New Supercomputer Developed Advances Supercomputing Ecosystem
Stampede3, a powerful new supercomputer that will enable groundbreaking open science research projects in the U.S and leverage previous high performance computing investment funds, is coming to the Texas Advanced Computing Center (TACC) at The University of Texas at Austin.
For over a decade, the Stampede systems — Stampede (2012) and Stampede2 (2017) — have been flagships in the National Science Foundation’s (NSF) scientific supercomputing ecosystem. The Stampede systems will continue to provide a vital capability for researchers in every field of science.
Made possible by a $10 million award for computer hardware from the NSF, Stampede3 will be the newest strategic resource for the nation’s open science community when it enters full production in early 2024. It will enable thousands of researchers nationwide to investigate questions that require advanced computing power.
“We will continue our long partnership with Dell and Intel and leverage the NSF investments in Stampede2 for this new science resource using the latest technology processors with high bandwidth memory, and making Intel graphics processing units widely available to the NSF open science community,” said Dan Stanzione, executive director of TACC.
Stampede3 will deliver:
A new 4 petaflop capability for high-end simulation: 560 new Intel® Xeon® CPU Max Series processors with high bandwidth memory-enabled nodes, adding nearly 63,000 cores for the largest, most performance-intensive compute jobs.
A new graphics processing unit/AI subsystem including 10 Dell PowerEdge XE9640 servers adding 40 new Intel® Data Center GPU Max Series processors for AI/ML and other GPU-friendly applications.
Reintegration of 224 3rd Gen Intel Xeon Scalable processor nodes for higher memory applications (added to Stampede2 in 2021).
Legacy hardware to support throughput computing — more than 1,000 existing Stampede2 2nd Gen Intel Xeon Scalable processor nodes will be incorporated into the new system to support high-throughput computing, interactive workloads, and other smaller workloads.
The new Omni-Path Fabric 400 Gb/s technology offering highly scalable performance through a network interconnect with 24 TB/s backplane bandwidth to enable low latency, excellent scalability for applications, and high connectivity to the I/O subsystem.
1,858 compute nodes with more than 140,000 cores, more than 330 terabytes of RAM, 13 petabytes of new storage, and almost 10 petaflops of peak capability.
“Stampede3 will provide the user community access to CPU nodes equipped with high-bandwidth memory for accelerated application performance,” said Katie Antypas, office director for NSF’s Office of Advanced Cyberinfrastructure. “In addition, the transition from Stampede2 to Stampede3 will be transparent to users easing the shift to a new system. I’m confident it will be a popular platform for the broad science and engineering community.”

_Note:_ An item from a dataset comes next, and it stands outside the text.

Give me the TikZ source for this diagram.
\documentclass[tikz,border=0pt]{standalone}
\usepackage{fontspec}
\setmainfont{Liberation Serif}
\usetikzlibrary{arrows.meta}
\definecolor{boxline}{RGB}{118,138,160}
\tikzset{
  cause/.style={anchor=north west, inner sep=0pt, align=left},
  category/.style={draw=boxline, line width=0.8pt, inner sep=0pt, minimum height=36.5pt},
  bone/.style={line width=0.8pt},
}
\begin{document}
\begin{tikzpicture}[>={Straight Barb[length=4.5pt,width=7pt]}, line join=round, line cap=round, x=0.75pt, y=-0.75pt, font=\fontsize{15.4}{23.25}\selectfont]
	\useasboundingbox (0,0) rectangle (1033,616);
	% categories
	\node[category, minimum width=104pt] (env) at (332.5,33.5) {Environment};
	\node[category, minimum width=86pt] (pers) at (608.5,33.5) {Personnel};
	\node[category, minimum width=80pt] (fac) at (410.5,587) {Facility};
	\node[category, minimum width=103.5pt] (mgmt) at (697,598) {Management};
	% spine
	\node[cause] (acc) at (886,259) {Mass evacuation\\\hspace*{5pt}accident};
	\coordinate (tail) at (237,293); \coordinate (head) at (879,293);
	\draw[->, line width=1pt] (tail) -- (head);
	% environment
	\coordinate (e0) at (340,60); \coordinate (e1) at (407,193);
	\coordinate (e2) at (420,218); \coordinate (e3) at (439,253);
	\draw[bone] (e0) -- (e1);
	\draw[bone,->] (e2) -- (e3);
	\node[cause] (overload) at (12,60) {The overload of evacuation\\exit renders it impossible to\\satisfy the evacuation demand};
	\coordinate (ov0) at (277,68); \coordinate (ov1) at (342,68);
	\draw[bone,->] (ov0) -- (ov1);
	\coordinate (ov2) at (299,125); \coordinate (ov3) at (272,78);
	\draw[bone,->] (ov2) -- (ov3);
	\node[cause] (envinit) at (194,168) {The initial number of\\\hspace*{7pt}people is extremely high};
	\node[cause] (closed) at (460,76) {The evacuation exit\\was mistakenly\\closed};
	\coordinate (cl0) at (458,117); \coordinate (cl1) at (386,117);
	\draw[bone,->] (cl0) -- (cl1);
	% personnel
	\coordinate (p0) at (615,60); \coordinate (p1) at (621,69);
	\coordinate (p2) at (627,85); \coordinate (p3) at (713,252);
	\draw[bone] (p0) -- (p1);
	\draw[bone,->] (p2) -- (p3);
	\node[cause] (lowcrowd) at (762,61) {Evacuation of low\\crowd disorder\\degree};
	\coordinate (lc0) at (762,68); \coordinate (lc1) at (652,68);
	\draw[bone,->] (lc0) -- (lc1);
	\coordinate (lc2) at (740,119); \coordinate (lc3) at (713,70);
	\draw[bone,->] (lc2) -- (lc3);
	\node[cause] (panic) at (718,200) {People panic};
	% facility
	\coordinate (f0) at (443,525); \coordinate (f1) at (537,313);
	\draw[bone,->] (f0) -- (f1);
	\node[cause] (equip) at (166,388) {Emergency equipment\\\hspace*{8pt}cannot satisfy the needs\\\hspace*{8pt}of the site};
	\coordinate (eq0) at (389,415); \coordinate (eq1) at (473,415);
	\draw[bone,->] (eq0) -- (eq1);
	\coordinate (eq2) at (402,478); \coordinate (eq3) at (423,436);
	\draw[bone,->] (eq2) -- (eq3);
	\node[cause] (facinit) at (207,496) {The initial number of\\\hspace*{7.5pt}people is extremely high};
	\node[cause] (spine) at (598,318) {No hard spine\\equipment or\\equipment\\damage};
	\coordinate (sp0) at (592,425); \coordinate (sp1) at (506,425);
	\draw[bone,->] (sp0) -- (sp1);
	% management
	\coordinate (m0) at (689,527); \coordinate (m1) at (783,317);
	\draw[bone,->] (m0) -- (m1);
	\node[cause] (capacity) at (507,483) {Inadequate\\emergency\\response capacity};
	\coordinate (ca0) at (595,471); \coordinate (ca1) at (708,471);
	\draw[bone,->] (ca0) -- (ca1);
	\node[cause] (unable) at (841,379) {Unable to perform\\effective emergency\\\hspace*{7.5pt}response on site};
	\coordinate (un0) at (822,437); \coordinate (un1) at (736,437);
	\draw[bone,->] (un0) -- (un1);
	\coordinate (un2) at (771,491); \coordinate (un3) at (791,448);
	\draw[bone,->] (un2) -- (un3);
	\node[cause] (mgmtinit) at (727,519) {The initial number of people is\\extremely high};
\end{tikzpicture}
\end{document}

The Stampede3 project, as with the previous Stampede systems, encompasses more than just technology. Stampede3 will also include first-class operations, user support and training, education, outreach, documentation, data management, visualization, analytics-driven application support, and research collaboration.
The new system will be delivered in fall 2023, and go into full production in early 2024, with no break in service from Stampede2 to Stampede3. It will serve the open science community from 2024 through 2029.

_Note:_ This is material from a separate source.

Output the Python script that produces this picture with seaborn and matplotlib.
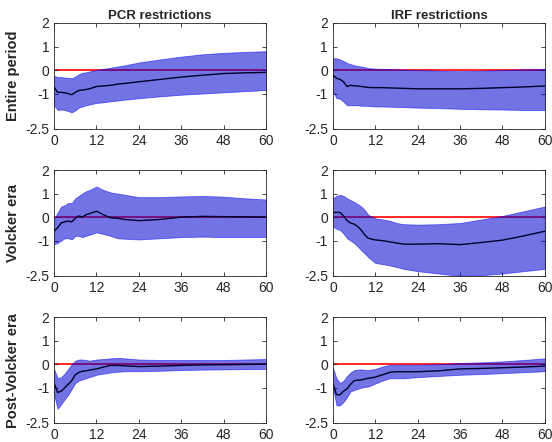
import numpy as np
import pandas as pd
import matplotlib
matplotlib.use('Agg')
import matplotlib.pyplot as plt
import seaborn as sns

horizon = [0, 1, 2, 3, 4, 5, 6, 7, 8, 9, 10, 12, 14, 16, 18, 20, 24, 30, 36, 42, 48, 54, 60]

col_titles = ['PCR restrictions', 'IRF restrictions']
row_titles = ['Entire period', 'Volcker era', 'Post-Volcker era']

# entire period, PCR
pcr_all_mid = [-0.72, -0.95, -0.95, -0.97, -1.0, -1.05, -0.95, -0.87, -0.85, -0.83, -0.8, -0.7, -0.68, -0.65, -0.6, -0.57, -0.5, -0.4, -0.3, -0.22, -0.15, -0.12, -0.1]
pcr_all_hi = [-0.25, -0.3, -0.3, -0.32, -0.33, -0.35, -0.28, -0.18, -0.12, -0.1, -0.06, 0.0, 0.05, 0.1, 0.15, 0.2, 0.32, 0.45, 0.57, 0.67, 0.73, 0.77, 0.8]
pcr_all_lo = [-1.5, -1.7, -1.68, -1.7, -1.75, -1.8, -1.72, -1.6, -1.55, -1.5, -1.47, -1.4, -1.37, -1.33, -1.3, -1.26, -1.2, -1.12, -1.05, -1.0, -0.95, -0.9, -0.85]

# entire period, IRF
irf_all_mid = [-0.2, -0.35, -0.4, -0.5, -0.7, -0.65, -0.67, -0.68, -0.7, -0.72, -0.74, -0.75, -0.75, -0.76, -0.77, -0.78, -0.8, -0.8, -0.8, -0.78, -0.75, -0.72, -0.68]
irf_all_hi = [0.5, 0.5, 0.45, 0.38, 0.3, 0.25, 0.2, 0.17, 0.15, 0.12, 0.08, 0.06, 0.05, 0.04, 0.03, 0.02, 0.0, -0.03, -0.05, -0.03, 0.0, 0.03, 0.05]
irf_all_lo = [-0.9, -1.2, -1.22, -1.35, -1.5, -1.5, -1.5, -1.5, -1.52, -1.52, -1.53, -1.55, -1.55, -1.56, -1.57, -1.58, -1.6, -1.62, -1.65, -1.67, -1.68, -1.7, -1.7]

# Volcker era, PCR
pcr_vol_mid = [-0.6, -0.45, -0.25, -0.2, -0.17, -0.2, -0.05, 0.05, 0.0, 0.1, 0.15, 0.25, 0.1, -0.03, -0.05, -0.1, -0.15, -0.1, 0.0, 0.03, 0.02, 0.01, 0.0]
pcr_vol_hi = [-0.1, 0.2, 0.45, 0.5, 0.6, 0.6, 0.8, 0.9, 1.0, 1.1, 1.15, 1.3, 1.15, 1.05, 1.0, 0.95, 0.85, 0.85, 0.88, 0.9, 0.87, 0.8, 0.75]
pcr_vol_lo = [-1.15, -1.1, -1.0, -0.9, -0.9, -0.95, -0.8, -0.8, -0.85, -0.8, -0.75, -0.65, -0.72, -0.8, -0.9, -0.92, -0.95, -0.9, -0.85, -0.83, -0.85, -0.85, -0.85]

# Volcker era, IRF
irf_vol_mid = [0.2, 0.2, 0.2, 0.05, -0.15, -0.25, -0.3, -0.4, -0.55, -0.75, -0.9, -0.97, -1.0, -1.05, -1.1, -1.15, -1.15, -1.13, -1.17, -1.08, -0.98, -0.8, -0.6]
irf_vol_hi = [0.8, 0.9, 0.95, 0.9, 0.8, 0.72, 0.65, 0.55, 0.45, 0.3, 0.1, -0.05, -0.1, -0.15, -0.25, -0.3, -0.32, -0.3, -0.25, -0.1, 0.05, 0.25, 0.45]
irf_vol_lo = [-0.4, -0.5, -0.55, -0.7, -0.9, -1.0, -1.1, -1.25, -1.4, -1.55, -1.7, -1.95, -2.0, -2.05, -2.12, -2.2, -2.3, -2.4, -2.5, -2.47, -2.4, -2.3, -2.2]

# post-Volcker era, PCR
pcr_post_mid = [-0.8, -1.2, -1.15, -1.0, -0.85, -0.7, -0.45, -0.35, -0.3, -0.28, -0.25, -0.2, -0.12, -0.05, -0.05, -0.07, -0.1, -0.08, -0.05, -0.03, -0.02, -0.01, 0.0]
pcr_post_hi = [-0.2, -0.6, -0.55, -0.4, -0.2, 0.0, 0.15, 0.2, 0.2, 0.18, 0.15, 0.2, 0.22, 0.25, 0.27, 0.25, 0.2, 0.18, 0.18, 0.18, 0.18, 0.2, 0.22]
pcr_post_lo = [-1.3, -1.9, -1.7, -1.5, -1.3, -1.05, -0.8, -0.7, -0.65, -0.6, -0.55, -0.45, -0.4, -0.35, -0.32, -0.3, -0.3, -0.28, -0.25, -0.23, -0.22, -0.21, -0.2]

# post-Volcker era, IRF
irf_post_mid = [-0.8, -1.3, -1.3, -1.15, -1.05, -0.85, -0.7, -0.68, -0.67, -0.63, -0.6, -0.55, -0.45, -0.35, -0.32, -0.32, -0.32, -0.28, -0.2, -0.18, -0.15, -0.12, -0.08]
irf_post_hi = [-0.15, -0.6, -0.8, -0.7, -0.5, -0.35, -0.25, -0.23, -0.22, -0.24, -0.25, -0.2, -0.1, -0.03, -0.02, -0.02, -0.02, 0.0, 0.05, 0.08, 0.12, 0.18, 0.25]
irf_post_lo = [-1.0, -1.75, -1.75, -1.6, -1.4, -1.15, -1.1, -1.05, -1.0, -0.97, -0.95, -0.82, -0.7, -0.6, -0.6, -0.6, -0.55, -0.5, -0.45, -0.42, -0.38, -0.34, -0.3]

panels = [
    [(pcr_all_mid, pcr_all_lo, pcr_all_hi), (irf_all_mid, irf_all_lo, irf_all_hi)],
    [(pcr_vol_mid, pcr_vol_lo, pcr_vol_hi), (irf_vol_mid, irf_vol_lo, irf_vol_hi)],
    [(pcr_post_mid, pcr_post_lo, pcr_post_hi), (irf_post_mid, irf_post_lo, irf_post_hi)],
]

sns.set_style('ticks')
plt.rcParams['font.family'] = ['Liberation Sans', 'DejaVu Sans']

fig, axes = plt.subplots(3, 2, figsize=(5.52, 4.42), dpi=100)
fig.subplots_adjust(left=0.098, right=0.987, top=0.948, bottom=0.043,
                    wspace=0.316, hspace=0.39)

for i in range(3):
    for j in range(2):
        ax = axes[i, j]
        mid, lo, hi = panels[i][j]
        df = pd.DataFrame({'h': horizon, 'mid': mid, 'lo': lo, 'hi': hi})
        # zero line goes under the band so it turns purple inside it
        ax.axhline(0, color='#ff0000', lw=1.2, zorder=0.5)
        ax.fill_between(df['h'], df['lo'], df['hi'], facecolor=(0, 0, 0.8),
                        alpha=0.55, edgecolor=(0, 0, 1), lw=0.6, zorder=2.5)
        sns.lineplot(data=df, x='h', y='mid', ax=ax, color='#00002a', lw=1.0, zorder=3)
        ax.set_xlim(0, 60)
        ax.set_ylim(-2.5, 2)
        ax.set_xticks([0, 12, 24, 36, 48, 60])
        ax.set_yticks([-2.5, -1, 0, 1, 2])
        ax.set_yticklabels(['-2.5', '-1', '0', '1', '2'])
        ax.set_xlabel('')
        ax.set_ylabel('')
        ax.tick_params(direction='in', top=True, right=True, length=3,
                       labelsize=10, colors='#262626', width=0.6)
        for s in ax.spines.values():
            s.set_color('#262626')
            s.set_linewidth(0.6)
            s.set_zorder(4)
        if i == 0:
            ax.set_title(col_titles[j], fontsize=9.5, fontweight='bold', pad=3)
        if j == 0:
            ax.set_ylabel(row_titles[i], fontsize=10.5, fontweight='bold', labelpad=4)

plt.savefig('out.png', dpi=100)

“The best way to make the case for the science and engineering need and promise of Stampede3 is to look at the success of the current Stampede2, which is nearing the end of its production life,” Stanzione said. “Individual jobs on Stampede2 have been successful even at the extreme scale, ranging to half a million cores, and have come from nearly all fields of science.”
Since its deployment, more than 11,000 users working on more than 3,000 funded projects have run more than 11 million simulations and data analysis jobs on Stampede2 thus far in its production life.